Validation: Verify extracted attachments by checking file sizes and attempting to open them with appropriate handlers.

Security Scanning: In enterprise environments, consider scanning extracted attachments for malware before allowing access to them.

Cleanup: Implement retention policies for extracted attachments to prevent storage bloat.

Security Considerations

When extracting document attachments, keep these security aspects in mind:

Path Traversal Prevention: Always validate attachment filenames to prevent directory traversal attacks. Malicious documents might contain filenames like ../../system/file.exe.

File Type Validation: Check extracted file extensions against an allowlist of permitted types for your application.

Size Limits: Implement maximum file size limits to prevent disk space exhaustion attacks.

Quarantine Processing: Consider extracting attachments to a quarantined location first, especially in environments processing external documents.

When to Use This Approach

This attachment extraction method works particularly well when:

  • You need to process documents programmatically without user interaction
  • Your application handles mixed document formats (emails, PDFs, Office documents)
  • You’re building automated document processing workflows
  • You need reliable extraction that doesn’t depend on having Microsoft Office or other applications installed

However, consider alternative approaches if you’re only working with a single document type or need advanced format-specific features.

Conclusion

Extracting document attachments in .NET applications doesn’t have to be complicated.

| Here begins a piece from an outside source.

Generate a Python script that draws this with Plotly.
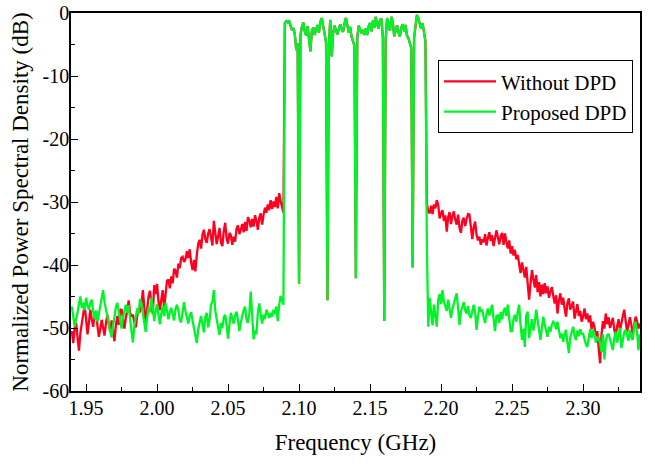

GroupDocs.Viewer provides a clean, consistent API that works across multiple document formats, saving you from dealing with format-specific libraries and their various quirks.

The key to successful implementation is handling edge cases properly - validate filenames, manage memory efficiently, and always implement proper error handling. With these practices in place, you can build robust document processing systems that reliably extract and manage attachments from various document sources.

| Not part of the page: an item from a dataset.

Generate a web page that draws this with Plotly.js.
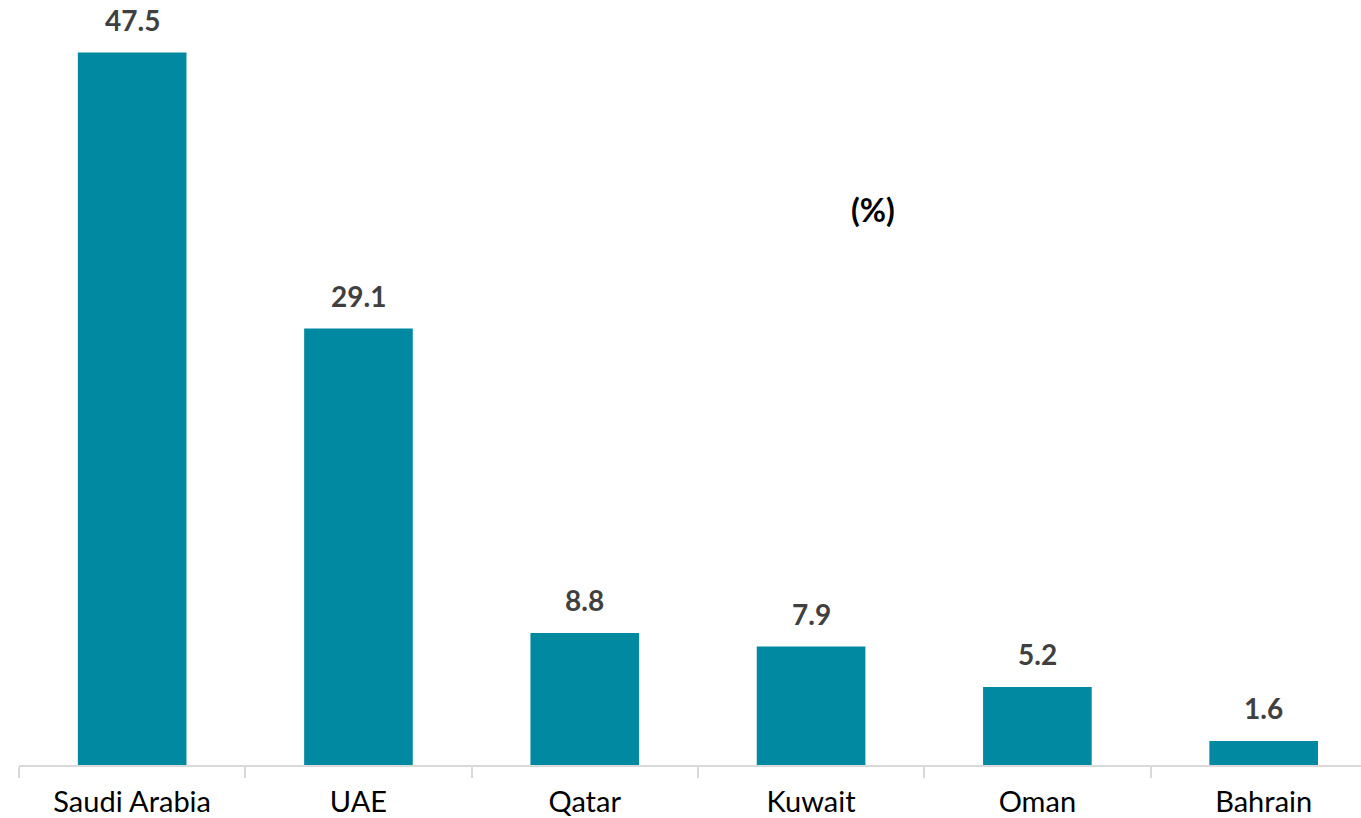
<!DOCTYPE html>
<html>
<head>
<meta charset="utf-8">
<script src="https://cdn.plot.ly/plotly-3.0.1.min.js"></script>
<style>html,body{margin:0;padding:0;background:#fff;}#chart{width:1361px;height:818px;}</style>
</head>
<body>
<div id="chart"></div>
<script>
const categories = ["Saudi Arabia", "UAE", "Qatar", "Kuwait", "Oman", "Bahrain"];
const values = [47.5, 29.1, 8.8, 7.9, 5.2, 1.6];
const unitLabel = "(%)";

const barColor = "#0189A2";
const fontFam = "Lato, 'Open Sans', sans-serif";

const trace = {
  type: "bar",
  x: categories,
  y: values,
  marker: {color: barColor},
  hoverinfo: "none"
};

const annotations = categories.map((c, i) => ({
  x: c, y: values[i], xref: "x", yref: "y",
  text: "<b>" + values[i].toFixed(1) + "</b>",
  showarrow: false, yanchor: "bottom", yshift: 14,
  font: {family: fontFam, size: 28, color: "#404040"}
}));
annotations.push({
  x: 0.636, y: 0.745, xref: "paper", yref: "paper",
  xanchor: "center", yanchor: "middle",
  text: "<b>" + unitLabel + "</b>", showarrow: false,
  font: {family: fontFam, size: 32, color: "#000000"}
});

const layout = {
  width: 1361, height: 818,
  margin: {l: 19, r: 0, t: 20, b: 53},
  paper_bgcolor: "#ffffff", plot_bgcolor: "#ffffff",
  bargap: 0.52,
  showlegend: false,
  xaxis: {
    type: "category",
    range: [-0.5, 5.43],
    showline: true, linecolor: "#d9d9d9", linewidth: 2,
    ticks: "outside", tickson: "boundaries", ticklen: 11, tickcolor: "#d9d9d9", tickwidth: 2,
    ticklabelstandoff: 10,
    tickfont: {family: fontFam, size: 29, color: "#000000"},
    showgrid: false, zeroline: false, fixedrange: true
  },
  yaxis: {
    range: [0, 49.67],
    visible: false, showgrid: false, zeroline: false, fixedrange: true
  },
  annotations: annotations
};

Plotly.newPlot("chart", [trace], layout, {displayModeBar: false, staticPlot: true});
</script>
</body>
</html>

Whether you’re building an email processing system, document archival solution, or automated workflow tool, this approach gives you the foundation to handle document attachments professionally and efficiently.

FAQ’s

Can GroupDocs.Viewer for .NET handle various document formats for attachment extraction?

Yes, GroupDocs.Viewer supports extracting attachments from multiple document formats including emails (.msg, .eml), PDFs with embedded files, ZIP archives, and Office documents with embedded objects. This makes it ideal for applications that process mixed document types.

Is there a free trial available for GroupDocs.Viewer for .NET?

Yes, you can access the free trial from here. The trial version allows you to test attachment extraction functionality with your specific document types before making a purchase decision.

How can I obtain temporary licenses for GroupDocs.Viewer for .NET?

Temporary licenses can be acquired from this link. These are useful for extended evaluation periods or short-term projects where you need full functionality.

Where can I find comprehensive documentation for GroupDocs.Viewer for .NET?

Complete documentation with additional code examples and API reference is available here. The documentation includes advanced scenarios like handling password-protected documents and custom attachment processing.

What support options are available for GroupDocs.Viewer for .NET?

You can seek assistance from the community forum here. The forum is actively monitored by both community members and GroupDocs support staff, making it a great resource for troubleshooting and implementation guidance.

How do I handle attachments with duplicate filenames?

When multiple attachments have the same filename, append a unique identifier like a timestamp or counter to prevent overwrites: $"{Path.GetFileNameWithoutExtension(attachment.FileName)}_{DateTime.Now.Ticks}{Path.GetExtension(attachment.FileName)}".

Are there any file size limitations when extracting attachments?

GroupDocs.Viewer can handle large attachments, but you should implement your own size limits based on your application’s requirements and available system resources. Monitor memory usage when processing documents with very large embedded files.